[What is needed] Return the material word for word. Do not include the pictures.

───

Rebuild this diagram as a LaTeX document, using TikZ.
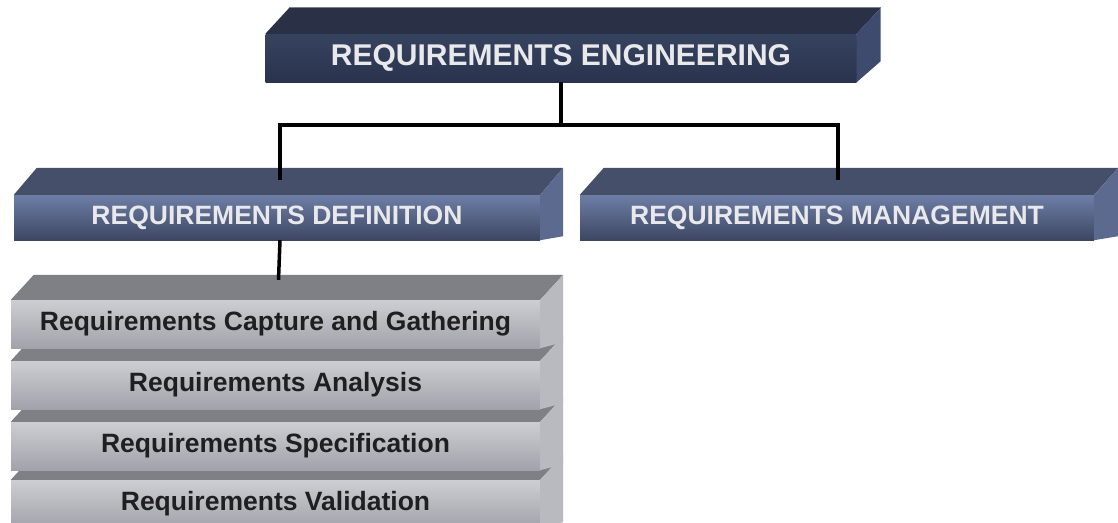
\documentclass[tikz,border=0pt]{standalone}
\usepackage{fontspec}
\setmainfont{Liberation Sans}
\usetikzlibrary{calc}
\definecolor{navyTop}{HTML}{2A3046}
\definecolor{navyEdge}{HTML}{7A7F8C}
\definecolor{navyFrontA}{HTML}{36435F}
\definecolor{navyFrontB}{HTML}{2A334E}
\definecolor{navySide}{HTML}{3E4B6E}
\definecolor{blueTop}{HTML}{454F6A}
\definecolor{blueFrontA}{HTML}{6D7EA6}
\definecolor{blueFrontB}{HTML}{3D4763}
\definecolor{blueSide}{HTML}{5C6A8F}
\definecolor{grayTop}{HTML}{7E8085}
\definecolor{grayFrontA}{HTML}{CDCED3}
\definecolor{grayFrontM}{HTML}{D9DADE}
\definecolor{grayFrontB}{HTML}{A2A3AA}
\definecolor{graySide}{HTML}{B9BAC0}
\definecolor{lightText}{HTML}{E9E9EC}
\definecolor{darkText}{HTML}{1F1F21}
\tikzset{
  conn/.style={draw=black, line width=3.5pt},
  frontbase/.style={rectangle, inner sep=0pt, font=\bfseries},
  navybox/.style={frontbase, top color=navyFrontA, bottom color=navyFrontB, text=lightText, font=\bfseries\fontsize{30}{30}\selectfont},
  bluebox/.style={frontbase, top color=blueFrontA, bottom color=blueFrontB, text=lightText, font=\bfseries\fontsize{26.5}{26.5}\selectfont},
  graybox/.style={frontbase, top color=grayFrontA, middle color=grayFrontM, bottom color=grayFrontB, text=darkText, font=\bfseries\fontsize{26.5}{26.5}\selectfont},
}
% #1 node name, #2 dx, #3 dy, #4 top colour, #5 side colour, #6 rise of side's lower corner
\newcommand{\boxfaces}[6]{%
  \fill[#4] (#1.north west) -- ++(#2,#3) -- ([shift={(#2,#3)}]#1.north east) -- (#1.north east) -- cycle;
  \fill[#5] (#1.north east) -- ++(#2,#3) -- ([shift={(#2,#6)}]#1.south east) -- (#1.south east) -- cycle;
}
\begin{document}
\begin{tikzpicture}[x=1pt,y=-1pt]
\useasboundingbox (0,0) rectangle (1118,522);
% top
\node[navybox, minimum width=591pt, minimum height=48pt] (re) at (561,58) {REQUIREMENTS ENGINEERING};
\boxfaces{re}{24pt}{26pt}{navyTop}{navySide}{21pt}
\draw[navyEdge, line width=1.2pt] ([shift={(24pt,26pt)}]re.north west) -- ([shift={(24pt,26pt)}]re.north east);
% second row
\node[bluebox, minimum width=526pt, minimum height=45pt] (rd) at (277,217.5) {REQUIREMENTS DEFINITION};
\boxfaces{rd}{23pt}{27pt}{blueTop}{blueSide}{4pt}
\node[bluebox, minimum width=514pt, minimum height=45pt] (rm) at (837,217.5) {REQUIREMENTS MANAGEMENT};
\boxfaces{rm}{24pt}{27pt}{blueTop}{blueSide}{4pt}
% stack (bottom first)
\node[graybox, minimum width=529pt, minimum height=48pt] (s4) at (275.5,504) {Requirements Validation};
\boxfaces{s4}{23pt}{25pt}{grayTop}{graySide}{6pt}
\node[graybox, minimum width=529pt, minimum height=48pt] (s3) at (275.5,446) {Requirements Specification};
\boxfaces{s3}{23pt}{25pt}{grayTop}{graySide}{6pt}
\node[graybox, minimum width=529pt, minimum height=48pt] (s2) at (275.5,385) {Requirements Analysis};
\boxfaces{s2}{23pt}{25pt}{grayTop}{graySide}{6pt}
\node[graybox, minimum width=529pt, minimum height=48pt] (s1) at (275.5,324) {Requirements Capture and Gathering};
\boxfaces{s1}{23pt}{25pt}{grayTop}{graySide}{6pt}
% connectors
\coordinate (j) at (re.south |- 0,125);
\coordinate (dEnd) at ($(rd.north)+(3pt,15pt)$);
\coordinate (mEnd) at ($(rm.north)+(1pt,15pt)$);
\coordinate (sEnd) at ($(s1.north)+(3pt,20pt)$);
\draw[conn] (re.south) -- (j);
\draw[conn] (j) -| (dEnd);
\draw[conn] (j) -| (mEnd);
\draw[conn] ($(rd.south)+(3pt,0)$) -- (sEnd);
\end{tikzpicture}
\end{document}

───

[Solution below]
Rebuild this diagram as a LaTeX document, using TikZ.
\documentclass[tikz,border=0pt]{standalone}
\usepackage{fontspec}
\setmainfont{Liberation Sans}
\usetikzlibrary{calc}
\definecolor{navyTop}{HTML}{2A3046}
\definecolor{navyEdge}{HTML}{7A7F8C}
\definecolor{navyFrontA}{HTML}{36435F}
\definecolor{navyFrontB}{HTML}{2A334E}
\definecolor{navySide}{HTML}{3E4B6E}
\definecolor{blueTop}{HTML}{454F6A}
\definecolor{blueFrontA}{HTML}{6D7EA6}
\definecolor{blueFrontB}{HTML}{3D4763}
\definecolor{blueSide}{HTML}{5C6A8F}
\definecolor{grayTop}{HTML}{7E8085}
\definecolor{grayFrontA}{HTML}{CDCED3}
\definecolor{grayFrontM}{HTML}{D9DADE}
\definecolor{grayFrontB}{HTML}{A2A3AA}
\definecolor{graySide}{HTML}{B9BAC0}
\definecolor{lightText}{HTML}{E9E9EC}
\definecolor{darkText}{HTML}{1F1F21}
\tikzset{
  conn/.style={draw=black, line width=3.5pt},
  frontbase/.style={rectangle, inner sep=0pt, font=\bfseries},
  navybox/.style={frontbase, top color=navyFrontA, bottom color=navyFrontB, text=lightText, font=\bfseries\fontsize{30}{30}\selectfont},
  bluebox/.style={frontbase, top color=blueFrontA, bottom color=blueFrontB, text=lightText, font=\bfseries\fontsize{26.5}{26.5}\selectfont},
  graybox/.style={frontbase, top color=grayFrontA, middle color=grayFrontM, bottom color=grayFrontB, text=darkText, font=\bfseries\fontsize{26.5}{26.5}\selectfont},
}
% #1 node name, #2 dx, #3 dy, #4 top colour, #5 side colour, #6 rise of side's lower corner
\newcommand{\boxfaces}[6]{%
  \fill[#4] (#1.north west) -- ++(#2,#3) -- ([shift={(#2,#3)}]#1.north east) -- (#1.north east) -- cycle;
  \fill[#5] (#1.north east) -- ++(#2,#3) -- ([shift={(#2,#6)}]#1.south east) -- (#1.south east) -- cycle;
}
\begin{document}
\begin{tikzpicture}[x=1pt,y=-1pt]
\useasboundingbox (0,0) rectangle (1118,522);
% top
\node[navybox, minimum width=591pt, minimum height=48pt] (re) at (561,58) {REQUIREMENTS ENGINEERING};
\boxfaces{re}{24pt}{26pt}{navyTop}{navySide}{21pt}
\draw[navyEdge, line width=1.2pt] ([shift={(24pt,26pt)}]re.north west) -- ([shift={(24pt,26pt)}]re.north east);
% second row
\node[bluebox, minimum width=526pt, minimum height=45pt] (rd) at (277,217.5) {REQUIREMENTS DEFINITION};
\boxfaces{rd}{23pt}{27pt}{blueTop}{blueSide}{4pt}
\node[bluebox, minimum width=514pt, minimum height=45pt] (rm) at (837,217.5) {REQUIREMENTS MANAGEMENT};
\boxfaces{rm}{24pt}{27pt}{blueTop}{blueSide}{4pt}
% stack (bottom first)
\node[graybox, minimum width=529pt, minimum height=48pt] (s4) at (275.5,504) {Requirements Validation};
\boxfaces{s4}{23pt}{25pt}{grayTop}{graySide}{6pt}
\node[graybox, minimum width=529pt, minimum height=48pt] (s3) at (275.5,446) {Requirements Specification};
\boxfaces{s3}{23pt}{25pt}{grayTop}{graySide}{6pt}
\node[graybox, minimum width=529pt, minimum height=48pt] (s2) at (275.5,385) {Requirements Analysis};
\boxfaces{s2}{23pt}{25pt}{grayTop}{graySide}{6pt}
\node[graybox, minimum width=529pt, minimum height=48pt] (s1) at (275.5,324) {Requirements Capture and Gathering};
\boxfaces{s1}{23pt}{25pt}{grayTop}{graySide}{6pt}
% connectors
\coordinate (j) at (re.south |- 0,125);
\coordinate (dEnd) at ($(rd.north)+(3pt,15pt)$);
\coordinate (mEnd) at ($(rm.north)+(1pt,15pt)$);
\coordinate (sEnd) at ($(s1.north)+(3pt,20pt)$);
\draw[conn] (re.south) -- (j);
\draw[conn] (j) -| (dEnd);
\draw[conn] (j) -| (mEnd);
\draw[conn] ($(rd.south)+(3pt,0)$) -- (sEnd);
\end{tikzpicture}
\end{document}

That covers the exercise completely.